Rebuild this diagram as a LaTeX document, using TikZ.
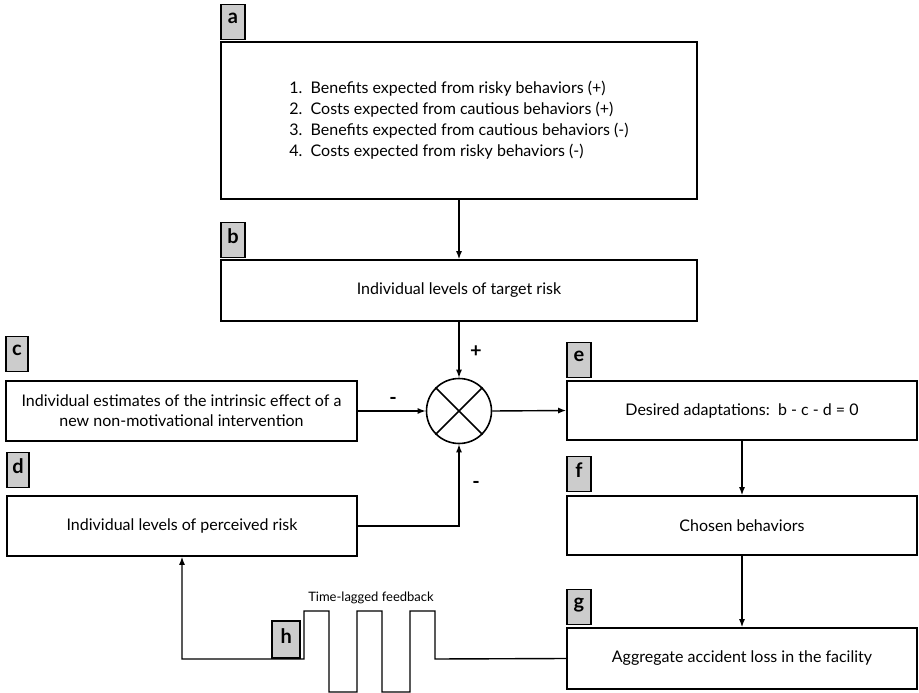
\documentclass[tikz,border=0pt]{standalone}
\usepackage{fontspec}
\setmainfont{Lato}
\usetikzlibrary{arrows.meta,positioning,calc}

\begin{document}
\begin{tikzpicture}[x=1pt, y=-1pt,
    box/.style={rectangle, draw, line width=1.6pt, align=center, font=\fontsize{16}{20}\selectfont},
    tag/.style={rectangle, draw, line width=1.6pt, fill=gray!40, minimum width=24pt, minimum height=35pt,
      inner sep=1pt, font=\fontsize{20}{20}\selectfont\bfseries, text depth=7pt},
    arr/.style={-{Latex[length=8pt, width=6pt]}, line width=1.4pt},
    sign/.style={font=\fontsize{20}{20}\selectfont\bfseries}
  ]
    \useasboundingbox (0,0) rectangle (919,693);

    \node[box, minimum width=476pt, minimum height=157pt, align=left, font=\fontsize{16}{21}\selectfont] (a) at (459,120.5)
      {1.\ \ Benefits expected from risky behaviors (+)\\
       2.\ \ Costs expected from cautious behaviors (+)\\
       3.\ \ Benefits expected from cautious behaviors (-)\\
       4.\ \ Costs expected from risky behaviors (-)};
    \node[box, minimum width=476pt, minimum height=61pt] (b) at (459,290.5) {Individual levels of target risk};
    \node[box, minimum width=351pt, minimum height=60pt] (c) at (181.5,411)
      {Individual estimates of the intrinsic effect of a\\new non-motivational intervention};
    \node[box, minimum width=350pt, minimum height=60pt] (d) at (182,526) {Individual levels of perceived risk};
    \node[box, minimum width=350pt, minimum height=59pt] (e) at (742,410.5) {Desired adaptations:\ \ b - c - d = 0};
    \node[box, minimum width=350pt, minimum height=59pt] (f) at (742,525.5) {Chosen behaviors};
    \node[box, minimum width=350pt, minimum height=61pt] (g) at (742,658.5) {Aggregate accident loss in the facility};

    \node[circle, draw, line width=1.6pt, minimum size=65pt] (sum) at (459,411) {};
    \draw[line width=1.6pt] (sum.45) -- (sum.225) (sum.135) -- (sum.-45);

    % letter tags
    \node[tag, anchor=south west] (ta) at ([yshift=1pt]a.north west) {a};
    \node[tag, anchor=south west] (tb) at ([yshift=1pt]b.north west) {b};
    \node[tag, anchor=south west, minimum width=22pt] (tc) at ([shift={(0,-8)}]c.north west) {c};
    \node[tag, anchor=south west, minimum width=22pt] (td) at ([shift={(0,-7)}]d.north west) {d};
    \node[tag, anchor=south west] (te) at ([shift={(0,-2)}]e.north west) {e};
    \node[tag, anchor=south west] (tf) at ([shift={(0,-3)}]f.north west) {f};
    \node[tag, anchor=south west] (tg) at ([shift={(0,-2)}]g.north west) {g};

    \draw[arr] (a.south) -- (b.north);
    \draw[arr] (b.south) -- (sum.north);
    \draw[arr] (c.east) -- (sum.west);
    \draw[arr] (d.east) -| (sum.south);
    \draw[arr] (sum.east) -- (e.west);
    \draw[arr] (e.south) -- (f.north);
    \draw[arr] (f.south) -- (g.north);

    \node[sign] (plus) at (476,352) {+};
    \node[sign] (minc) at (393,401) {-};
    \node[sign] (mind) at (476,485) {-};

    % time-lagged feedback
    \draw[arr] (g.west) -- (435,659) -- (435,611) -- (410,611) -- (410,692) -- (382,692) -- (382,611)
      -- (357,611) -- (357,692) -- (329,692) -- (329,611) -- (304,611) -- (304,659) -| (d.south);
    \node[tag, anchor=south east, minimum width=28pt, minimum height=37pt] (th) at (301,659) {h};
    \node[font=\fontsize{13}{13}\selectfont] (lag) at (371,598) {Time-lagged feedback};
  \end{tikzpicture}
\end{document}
★ ★ ★ ★ ★
- The exercise
Give an exact reproduction of every line, leaving out any picture.

- The solution
Rebuild this diagram as a LaTeX document, using TikZ.
\documentclass[tikz,border=0pt]{standalone}
\usepackage{fontspec}
\setmainfont{Lato}
\usetikzlibrary{arrows.meta,positioning,calc}

\begin{document}
\begin{tikzpicture}[x=1pt, y=-1pt,
    box/.style={rectangle, draw, line width=1.6pt, align=center, font=\fontsize{16}{20}\selectfont},
    tag/.style={rectangle, draw, line width=1.6pt, fill=gray!40, minimum width=24pt, minimum height=35pt,
      inner sep=1pt, font=\fontsize{20}{20}\selectfont\bfseries, text depth=7pt},
    arr/.style={-{Latex[length=8pt, width=6pt]}, line width=1.4pt},
    sign/.style={font=\fontsize{20}{20}\selectfont\bfseries}
  ]
    \useasboundingbox (0,0) rectangle (919,693);

    \node[box, minimum width=476pt, minimum height=157pt, align=left, font=\fontsize{16}{21}\selectfont] (a) at (459,120.5)
      {1.\ \ Benefits expected from risky behaviors (+)\\
       2.\ \ Costs expected from cautious behaviors (+)\\
       3.\ \ Benefits expected from cautious behaviors (-)\\
       4.\ \ Costs expected from risky behaviors (-)};
    \node[box, minimum width=476pt, minimum height=61pt] (b) at (459,290.5) {Individual levels of target risk};
    \node[box, minimum width=351pt, minimum height=60pt] (c) at (181.5,411)
      {Individual estimates of the intrinsic effect of a\\new non-motivational intervention};
    \node[box, minimum width=350pt, minimum height=60pt] (d) at (182,526) {Individual levels of perceived risk};
    \node[box, minimum width=350pt, minimum height=59pt] (e) at (742,410.5) {Desired adaptations:\ \ b - c - d = 0};
    \node[box, minimum width=350pt, minimum height=59pt] (f) at (742,525.5) {Chosen behaviors};
    \node[box, minimum width=350pt, minimum height=61pt] (g) at (742,658.5) {Aggregate accident loss in the facility};

    \node[circle, draw, line width=1.6pt, minimum size=65pt] (sum) at (459,411) {};
    \draw[line width=1.6pt] (sum.45) -- (sum.225) (sum.135) -- (sum.-45);

    % letter tags
    \node[tag, anchor=south west] (ta) at ([yshift=1pt]a.north west) {a};
    \node[tag, anchor=south west] (tb) at ([yshift=1pt]b.north west) {b};
    \node[tag, anchor=south west, minimum width=22pt] (tc) at ([shift={(0,-8)}]c.north west) {c};
    \node[tag, anchor=south west, minimum width=22pt] (td) at ([shift={(0,-7)}]d.north west) {d};
    \node[tag, anchor=south west] (te) at ([shift={(0,-2)}]e.north west) {e};
    \node[tag, anchor=south west] (tf) at ([shift={(0,-3)}]f.north west) {f};
    \node[tag, anchor=south west] (tg) at ([shift={(0,-2)}]g.north west) {g};

    \draw[arr] (a.south) -- (b.north);
    \draw[arr] (b.south) -- (sum.north);
    \draw[arr] (c.east) -- (sum.west);
    \draw[arr] (d.east) -| (sum.south);
    \draw[arr] (sum.east) -- (e.west);
    \draw[arr] (e.south) -- (f.north);
    \draw[arr] (f.south) -- (g.north);

    \node[sign] (plus) at (476,352) {+};
    \node[sign] (minc) at (393,401) {-};
    \node[sign] (mind) at (476,485) {-};

    % time-lagged feedback
    \draw[arr] (g.west) -- (435,659) -- (435,611) -- (410,611) -- (410,692) -- (382,692) -- (382,611)
      -- (357,611) -- (357,692) -- (329,692) -- (329,611) -- (304,611) -- (304,659) -| (d.south);
    \node[tag, anchor=south east, minimum width=28pt, minimum height=37pt] (th) at (301,659) {h};
    \node[font=\fontsize{13}{13}\selectfont] (lag) at (371,598) {Time-lagged feedback};
  \end{tikzpicture}
\end{document}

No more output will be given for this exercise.